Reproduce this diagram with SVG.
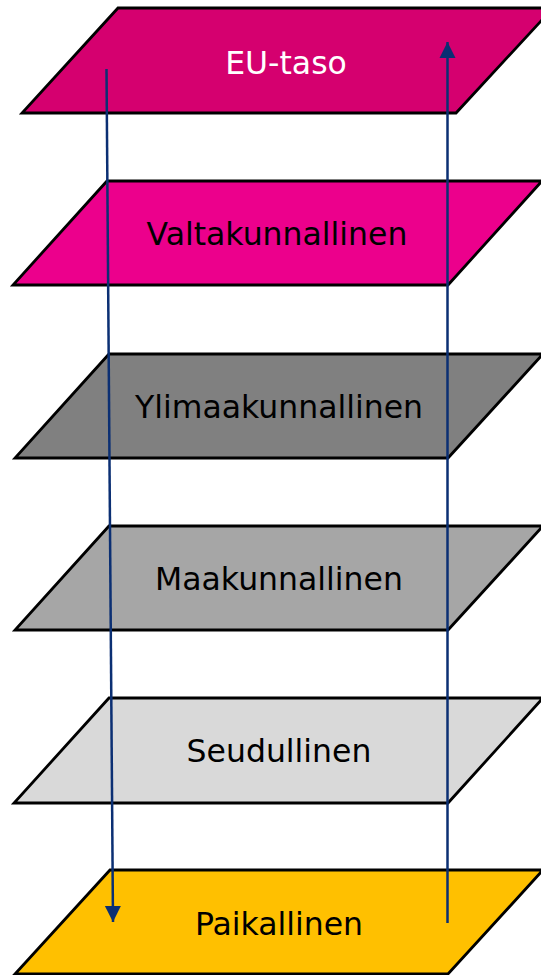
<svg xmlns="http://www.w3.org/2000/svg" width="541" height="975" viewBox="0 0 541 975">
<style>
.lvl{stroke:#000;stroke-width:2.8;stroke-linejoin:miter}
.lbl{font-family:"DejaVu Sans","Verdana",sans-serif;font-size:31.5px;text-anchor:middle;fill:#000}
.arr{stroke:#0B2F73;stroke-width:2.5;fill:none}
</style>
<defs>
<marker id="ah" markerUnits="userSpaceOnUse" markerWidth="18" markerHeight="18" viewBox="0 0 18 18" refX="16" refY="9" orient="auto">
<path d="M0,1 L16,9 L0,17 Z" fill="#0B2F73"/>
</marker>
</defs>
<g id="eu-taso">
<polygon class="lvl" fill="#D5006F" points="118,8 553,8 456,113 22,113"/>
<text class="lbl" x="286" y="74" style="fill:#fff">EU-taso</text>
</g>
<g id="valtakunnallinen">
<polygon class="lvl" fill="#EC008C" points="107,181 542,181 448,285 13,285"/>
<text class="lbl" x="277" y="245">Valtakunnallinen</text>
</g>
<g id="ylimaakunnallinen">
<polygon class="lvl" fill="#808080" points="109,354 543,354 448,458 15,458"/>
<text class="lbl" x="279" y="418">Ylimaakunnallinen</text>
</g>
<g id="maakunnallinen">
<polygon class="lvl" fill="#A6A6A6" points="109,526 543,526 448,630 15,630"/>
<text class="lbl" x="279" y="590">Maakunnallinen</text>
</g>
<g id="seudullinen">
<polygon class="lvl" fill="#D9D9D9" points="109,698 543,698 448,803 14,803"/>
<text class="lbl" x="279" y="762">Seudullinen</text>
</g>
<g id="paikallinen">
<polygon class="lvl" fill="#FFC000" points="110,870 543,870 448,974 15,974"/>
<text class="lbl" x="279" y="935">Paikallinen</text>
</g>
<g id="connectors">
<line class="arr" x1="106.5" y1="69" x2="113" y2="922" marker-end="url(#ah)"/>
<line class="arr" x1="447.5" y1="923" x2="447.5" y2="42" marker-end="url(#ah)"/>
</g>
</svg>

What is being asked: Without the images, write out each line of the data verbatim.

Response to this task:
Reproduce this diagram with SVG.
<svg xmlns="http://www.w3.org/2000/svg" width="541" height="975" viewBox="0 0 541 975">
<style>
.lvl{stroke:#000;stroke-width:2.8;stroke-linejoin:miter}
.lbl{font-family:"DejaVu Sans","Verdana",sans-serif;font-size:31.5px;text-anchor:middle;fill:#000}
.arr{stroke:#0B2F73;stroke-width:2.5;fill:none}
</style>
<defs>
<marker id="ah" markerUnits="userSpaceOnUse" markerWidth="18" markerHeight="18" viewBox="0 0 18 18" refX="16" refY="9" orient="auto">
<path d="M0,1 L16,9 L0,17 Z" fill="#0B2F73"/>
</marker>
</defs>
<g id="eu-taso">
<polygon class="lvl" fill="#D5006F" points="118,8 553,8 456,113 22,113"/>
<text class="lbl" x="286" y="74" style="fill:#fff">EU-taso</text>
</g>
<g id="valtakunnallinen">
<polygon class="lvl" fill="#EC008C" points="107,181 542,181 448,285 13,285"/>
<text class="lbl" x="277" y="245">Valtakunnallinen</text>
</g>
<g id="ylimaakunnallinen">
<polygon class="lvl" fill="#808080" points="109,354 543,354 448,458 15,458"/>
<text class="lbl" x="279" y="418">Ylimaakunnallinen</text>
</g>
<g id="maakunnallinen">
<polygon class="lvl" fill="#A6A6A6" points="109,526 543,526 448,630 15,630"/>
<text class="lbl" x="279" y="590">Maakunnallinen</text>
</g>
<g id="seudullinen">
<polygon class="lvl" fill="#D9D9D9" points="109,698 543,698 448,803 14,803"/>
<text class="lbl" x="279" y="762">Seudullinen</text>
</g>
<g id="paikallinen">
<polygon class="lvl" fill="#FFC000" points="110,870 543,870 448,974 15,974"/>
<text class="lbl" x="279" y="935">Paikallinen</text>
</g>
<g id="connectors">
<line class="arr" x1="106.5" y1="69" x2="113" y2="922" marker-end="url(#ah)"/>
<line class="arr" x1="447.5" y1="923" x2="447.5" y2="42" marker-end="url(#ah)"/>
</g>
</svg>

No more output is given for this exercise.